James Bond is in a tricky situation, though not the kind he normally finds himself in. The superspy’s latest adventure, No Time To Die, has been hit with several delays. This isn’t a surprising thing to hear these days. But MGM was one of the first studios to delay a major release out of concern over COVID-19. The film’s original US release date was in April before it moved to November 25th and then, strangely, moved up five days. Earlier this month, it received another delay to April 2nd, 2021.
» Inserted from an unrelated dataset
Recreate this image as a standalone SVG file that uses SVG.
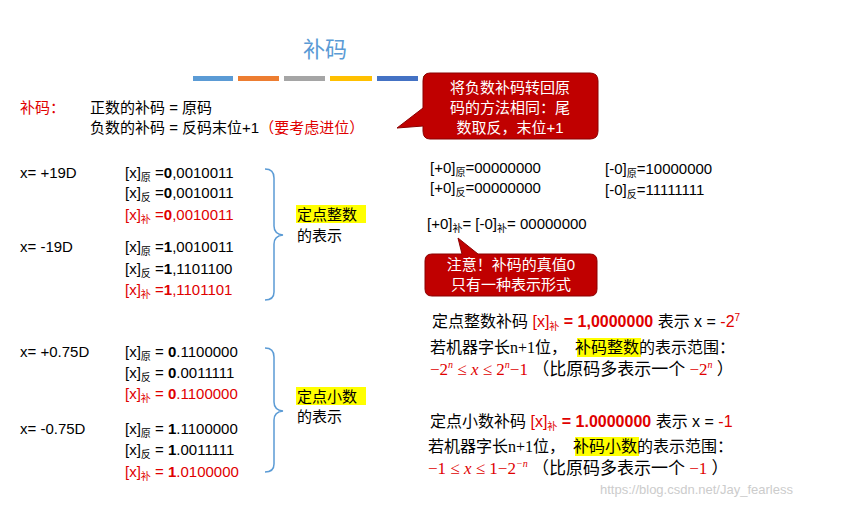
<svg xmlns="http://www.w3.org/2000/svg" width="849" height="507" viewBox="0 0 849 507">
<style>
text{font-family:"Liberation Sans","Noto Sans CJK SC",sans-serif;font-size:15px;fill:#000}
.r{fill:#E00000}.w{fill:#fff;font-size:15px}.s{font-size:10px}.b{font-weight:bold}
.n{font-size:16px}
.m{font-family:"Liberation Serif","Noto Sans CJK SC",serif;font-size:16px}
.q{font-size:17px}
.hl{fill:#FFFF00}
</style>
<rect width="849" height="507" fill="#fff"/>
<g id="title"><text x="325" y="57" text-anchor="middle" style="font-size:22px;fill:#5B9BD5">补码</text>
<rect x="193" y="76" width="40" height="5" fill="#5B9BD5"/><rect x="238" y="76" width="41" height="5" fill="#ED7D31"/><rect x="284" y="76" width="41" height="5" fill="#A5A5A5"/><rect x="330" y="76" width="42" height="5" fill="#FFC000"/><rect x="377" y="76" width="41" height="5" fill="#4472C4"/><rect x="423" y="76" width="20" height="5" fill="#70AD47"/></g>
<g id="callout1"><path d="M430,73 H590 Q598,73 598,81 V131 Q598,139 590,139 H430 Q423,139 423,131 V126 L397,128 L423,108 V81 Q423,73 430,73 Z" fill="#C00000" stroke="#8B0000"/>
<text class="w" x="510" y="93" text-anchor="middle">将负数补码转回原</text><text class="w" x="510" y="113" text-anchor="middle">码的方法相同：尾</text><text class="w" x="510" y="133" text-anchor="middle">数取反，末位+1</text></g>
<g id="def"><text class="r" x="20" y="113">补码：</text><text x="90" y="113">正数的补码 = 原码</text><text x="90" y="133">负数的补码 = 反码末位+1<tspan class="r">（要考虑进位）</tspan></text></g>
<g id="int">
<text x="20" y="178">x= +19D</text>
<text x="125" y="178">[x]<tspan class="s" dy="3">原</tspan><tspan dy="-3"> =</tspan><tspan class="b">0</tspan>,0010011</text>
<text x="125" y="198">[x]<tspan class="s" dy="3">反</tspan><tspan dy="-3"> =</tspan><tspan class="b">0</tspan>,0010011</text>
<text class="r" x="125" y="220">[x]<tspan class="s r" dy="3">补</tspan><tspan dy="-3"> =</tspan><tspan class="b">0</tspan>,0010011</text>
<text x="20" y="252">x= -19D</text>
<text x="125" y="252">[x]<tspan class="s" dy="3">原</tspan><tspan dy="-3"> =</tspan><tspan class="b">1</tspan>,0010011</text>
<text x="125" y="274">[x]<tspan class="s" dy="3">反</tspan><tspan dy="-3"> =</tspan><tspan class="b">1</tspan>,1101100</text>
<text class="r" x="125" y="295">[x]<tspan class="s r" dy="3">补</tspan><tspan dy="-3"> =</tspan><tspan class="b">1</tspan>,1101101</text>
<path d="M265,169 Q274,169 274,178 V226 Q274,234 283,235 Q274,236 274,244 V292 Q274,300 265,300" fill="none" stroke="#5B9BD5" stroke-width="1.5"/>
<rect class="hl" x="296" y="205" width="70" height="18"/><text x="297" y="220">定点整数</text><text x="297" y="241">的表示</text></g>
<g id="frac">
<text x="20" y="357">x= +0.75D</text>
<text x="125" y="357">[x]<tspan class="s" dy="3">原</tspan><tspan dy="-3"> = </tspan><tspan class="b">0</tspan>.1100000</text>
<text x="125" y="378">[x]<tspan class="s" dy="3">反</tspan><tspan dy="-3"> = </tspan><tspan class="b">0</tspan>.0011111</text>
<text class="r" x="125" y="399">[x]<tspan class="s r" dy="3">补</tspan><tspan dy="-3"> = </tspan><tspan class="b">0</tspan>.1100000</text>
<text x="20" y="434">x= -0.75D</text>
<text x="125" y="434">[x]<tspan class="s" dy="3">原</tspan><tspan dy="-3"> = </tspan><tspan class="b">1</tspan>.1100000</text>
<text x="125" y="455">[x]<tspan class="s" dy="3">反</tspan><tspan dy="-3"> = </tspan><tspan class="b">1</tspan>.0011111</text>
<text class="r" x="125" y="477">[x]<tspan class="s r" dy="3">补</tspan><tspan dy="-3"> = </tspan><tspan class="b">1</tspan>.0100000</text>
<path d="M265,348 Q274,348 274,357 V402 Q274,410 283,411 Q274,412 274,420 V464 Q274,472 265,472" fill="none" stroke="#5B9BD5" stroke-width="1.5"/>
<rect class="hl" x="296" y="387" width="70" height="18"/><text x="297" y="402">定点小数</text><text x="297" y="422">的表示</text></g>
<g id="zero">
<text x="430" y="173">[+0]<tspan class="s" dy="3">原</tspan><tspan dy="-3">=00000000</tspan></text>
<text x="430" y="193">[+0]<tspan class="s" dy="3">反</tspan><tspan dy="-3">=00000000</tspan></text>
<text x="605" y="174">[-0]<tspan class="s" dy="3">原</tspan><tspan dy="-3">=10000000</tspan></text>
<text x="605" y="195">[-0]<tspan class="s" dy="3">反</tspan><tspan dy="-3">=11111111</tspan></text>
<text x="427" y="229">[+0]<tspan class="s" dy="3">补</tspan><tspan dy="-3">= [-0]</tspan><tspan class="s" dy="3">补</tspan><tspan dy="-3">= 00000000</tspan></text></g>
<g id="callout2"><path d="M462,254 L458,238 L478,254 H590 Q597,254 597,261 V289 Q597,296 590,296 H432 Q425,296 425,289 V261 Q425,254 432,254 Z" fill="#C00000" stroke="#8B0000"/>
<text class="w" x="511" y="270" text-anchor="middle">注意！补码的真值0</text><text class="w" x="511" y="290" text-anchor="middle">只有一种表示形式</text></g>
<g id="notes">
<text class="n" x="432" y="327">定点整数补码 <tspan class="r">[x]</tspan><tspan class="s r" dy="3">补</tspan><tspan dy="-3" class="r b"> = 1,0000000</tspan> 表示 x = <tspan class="r">-2</tspan><tspan class="r s" dy="-6">7</tspan></text>
<rect class="hl" x="577" y="338" width="64" height="19"/>
<text class="m" x="430" y="353">若机器字长n+1位，<tspan dx="8">补码整数的表示范围：</tspan></text>
<text class="m q r" x="430" y="375">−2<tspan class="s" dy="-7" font-style="italic">n</tspan><tspan dy="7">  ≤ </tspan><tspan font-style="italic">x</tspan> ≤ 2<tspan class="s" dy="-7" font-style="italic">n</tspan><tspan dy="7">−1 </tspan><tspan style="fill:#000">（比原码多表示一个 </tspan>−2<tspan class="s" dy="-7" font-style="italic">n</tspan><tspan dy="7" style="fill:#000"> ）</tspan></text>
<text class="n" x="430" y="427">定点小数补码 <tspan class="r">[x]</tspan><tspan class="s r" dy="3">补</tspan><tspan dy="-3" class="r b"> = 1.0000000</tspan> 表示 x = <tspan class="r">-1</tspan></text>
<rect class="hl" x="575" y="437" width="64" height="19"/>
<text class="m" x="428" y="452">若机器字长n+1位，<tspan dx="8">补码小数的表示范围：</tspan></text>
<text class="m q r" x="428" y="474">−1  ≤ <tspan font-style="italic">x</tspan> ≤ 1−2<tspan class="s" dy="-7" font-style="italic">−n</tspan><tspan dy="7" style="fill:#000"> （比原码多表示一个 </tspan>−1<tspan style="fill:#000"> ）</tspan></text>
<text x="600" y="494" style="fill:#ccc;font-size:13px">https://blog.csdn.net/Jay_fearless</text></g>
</svg>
Many other film studios have sold theatrical releases to streaming platforms rather than wait for a time when theaters will be safe to visit again. And according to a Bloomberg report earlier this week, MGM was exploring this possibility with services like Netflix and Apple TV+. But as it turns out, No Time to Die is a bit too expensive for anyone to bite. Both Deadline and Variety are reporting that MGM offered the film for $600 million. This high price tag caused the discussions to die pretty quickly. Deadline also states that franchise producer Barbara Broccoli “nixed the deal” but that the process was an exploration. In the Variety report, an MGM spokesperson had this to say on No Time to Die:
We do not comment on rumors. The film is not for sale. The film’s release has been postponed until April 2021 in order to preserve the theatrical experience for moviegoers.”
Despite the spokesperson’s quote, multiple reports citing insiders point to this being true. However, the James Bond franchise is clearly MGM’s highest earner. So it makes sense that exploratory discussions would die quickly if the studio couldn’t get the price it wanted for No Time to Die. But there are other factors to consider too. Variety lists the film’s budget at over $250 million and that MGM has already lost between $30 and $50 million from the delays. The franchise also frequently utilizes promotional partnerships with the likes of Heineken and Omega watches. Any change in release plans would likely include those companies in the discussion so they could ensure they recoup their financial input.